Distorsion de concurrence
Un problème tout à fait fondamental et particulièrement destructeur est celui de la distorsion de concurrence. Tout est fait par les pouvoirs publics pour favoriser la « compétitivité » donc les unités les plus grandes et donc la pression sur les prix : économies d’échelle, automatisation, distances de transport et logistique. De même, tout est fait pour désinformer les consommateurs sur la réalité des pratiques, la détresse des animaux, l’impact environnemental, la destruction d’un tissu social, les coûts externalisés. Tout est fait pour que de petites filières (différentes) ne puissent pas communiquer efficacement sur leurs pratiques (différentes) et pour qu’ils croulent sous les surcoûts de transformation et de logistique ; de cette manière elles ne sortiront pas des niches qui leur sont attribuées par la méthode de segmentation (cynique) du marché.

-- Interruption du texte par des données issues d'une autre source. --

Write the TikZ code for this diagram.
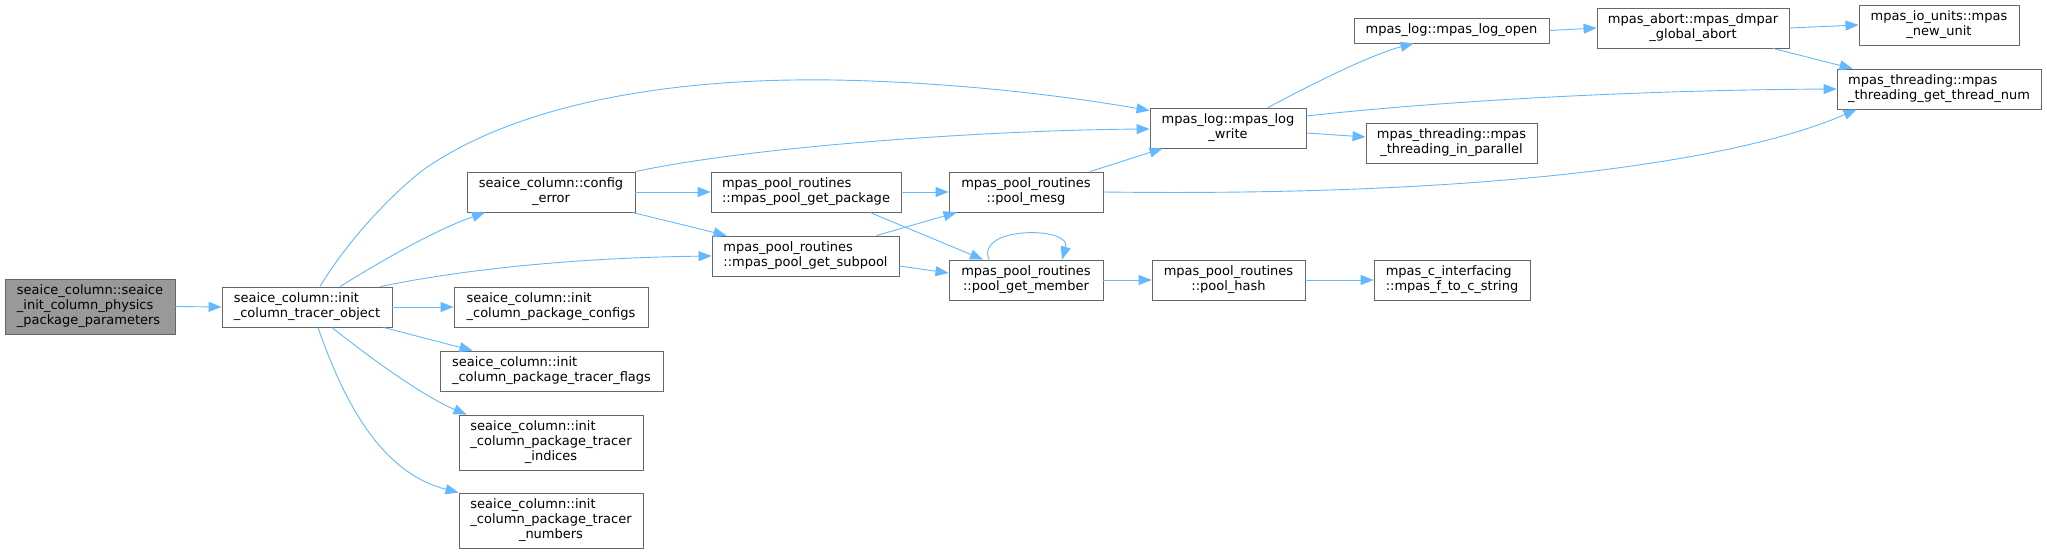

Le consommateur paie, mais ne peut pas choisir en connaissance de cause
La question est complexe. Les techniques de traitement des émissions et des effluents sont aussi très coûteuses, et c’est le consommateur qui doit in fine les payer (à moins que ce soit le contribuable !). Or le consommateur préfère très certainement payer pour de petits élevages qui soient intégrés dans leur écosystème local, sans dépasser les capacités de régulation de ces écosystèmes, plutôt que de payer pour des usines à gaz qui pérennisent la détresse animale.